Der lautstarke Protest während der Kundgebung fügt sich gut in das Bild, das die NRW-CDU seit Wochen vom politischen Gegner zeichnet: Die rot-rote Gefahr, die Nordrhein-Westfalen spaltet und herunterwirtschaftet. Bislang war diese Gefahr eher abstrakter Natur, weil weder SPD-Spitzenkandidatin Hannelore Kraft noch ihr Pendant bei den Grünen, Sylvia Löhrmann, sich zu einer Zusammenarbeit mit der Linken bekannt haben. Jetzt aber kämpfen in Wuppertal jugendliche Anhänger der drei Parteien Seit' an Seit' - und Andreas Krautscheid fühlt sich bestätigt.

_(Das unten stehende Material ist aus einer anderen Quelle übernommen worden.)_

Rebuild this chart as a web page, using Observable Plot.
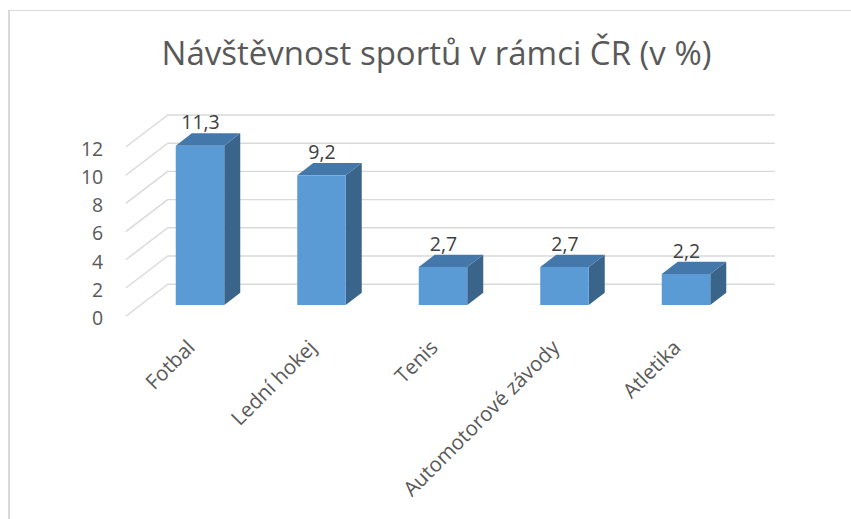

Der Generalsekretär der CDU tritt ans Mikrofon und betont, heute zeige sich, wie wichtig die Wahl sei. Er zeigt mit dem Finger auf die Demonstranten und ruft: "Es geht darum, ob die SPD mit Hilfe solcher Fußtruppen an die Macht kommt. Das muss verhindert werden!"

Hessens Ministerpräsident Roland Koch wird besonders heftig ausgepfiffen. Er wendet sich an die "verehrten Kehlkopf-Indianer" und sagt, er sei gewissermaßen als "Sachverständiger in Sachen Ypsilanti" in NRW zu Gast. Die SPD-Spitzenkandidatin Andrea Ypsilanti hatte vergeblich versucht, sich in Hessen mit Stimmen der Linken zur Ministerpräsidentin wählen zu lassen. "Wenn Kraft die Mehrheit bekommt, wird sie sie nutzen", sagt Koch.

Der Mann, über dessen Schicksal am 9. Mai entschieden wird, gibt sich besonders kämpferisch. Jürgen Rüttgers schlägt mit der Faust auf das Rednerpult, während er die Linken als "Chaoten" und "Radikale" bezeichnet. "Seit Adenauers Zeiten ist klar, dass Radikale bei uns nichts zu suchen haben", sagt Rüttgers und fügt hinzu: "Diese Leute haben schon einmal einen deutschen Staat ruiniert."

Als die Demonstranten während Rüttgers' Rede einen ganzen Schwung rot-grüner Luftballons in den Abendhimmel aufsteigen lassen, überschlägt sich die Stimme des Ministerpräsidenten: "In dieser Wahl entscheiden Sie darüber, ob es in Nordrhein-Westfalen weiter aufwärts geht - oder ob in Zukunft heiße Luft die Bälle nach oben treibt!"

Rüttgers' bisheriger Koalitionspartner im Land, die FDP, wird von keinem der Redner auch nur ein einziges Mal erwähnt. Die CDU tut so, als habe es das bürgerlich-liberale Lager nie gegeben. In aktuellen Wahlumfragen scheint Schwarz-Gelb keine Chance zu haben, weitere fünf Jahre zu regieren. Eine Mehrheit hätte demnach lediglich eine große Koalition, ein rot-rot-grünes Bündnis - oder Schwarz-Grün.

Mit etwas Wohlwollen ist zu erkennen, dass die CDU mit letzterer Option liebäugelt. So ist Rüttgers' Einladung an Ole von Beust, in Wuppertal zu sprechen, vielleicht nur ein Zeichen gegenseitiger Sympathie. Andererseits hat von Beust in Hamburg vorgemacht, dass die CDU ein schwarz-grünes Bündnis auf Länderebene eingehen kann. Angela Merkel wird zu den Befürwortern eines solchen Experiments gezählt - spätestens, seit ihr Umweltminister Norbert Röttgen sich öffentlich für eine Abkehr von der Atomenergie ausgesprochen hat.

Auch zwei weitere Details geben Grund zu der Annahme, dass sich die CDU auf Schwarz-Grün vorbereitet: Da wäre zum einen Jürgen Rüttgers' Wahlkampf-Terminkalender, der am Samstagnachmittag mit einer Fahrradtour endet - ausgerechnet durch den Rhein-Sieg-Kreis, der seit elf Jahren von einer CDU/Grünen-Koalition regiert wird.

Und dann ist da noch Angela Merkels Garderobe an diesem Mittwochabend in Wuppertal: Die Kanzlerin trägt eine schwarze Hose. Der dazugehörige Blazer strahlt in einem satten Grün.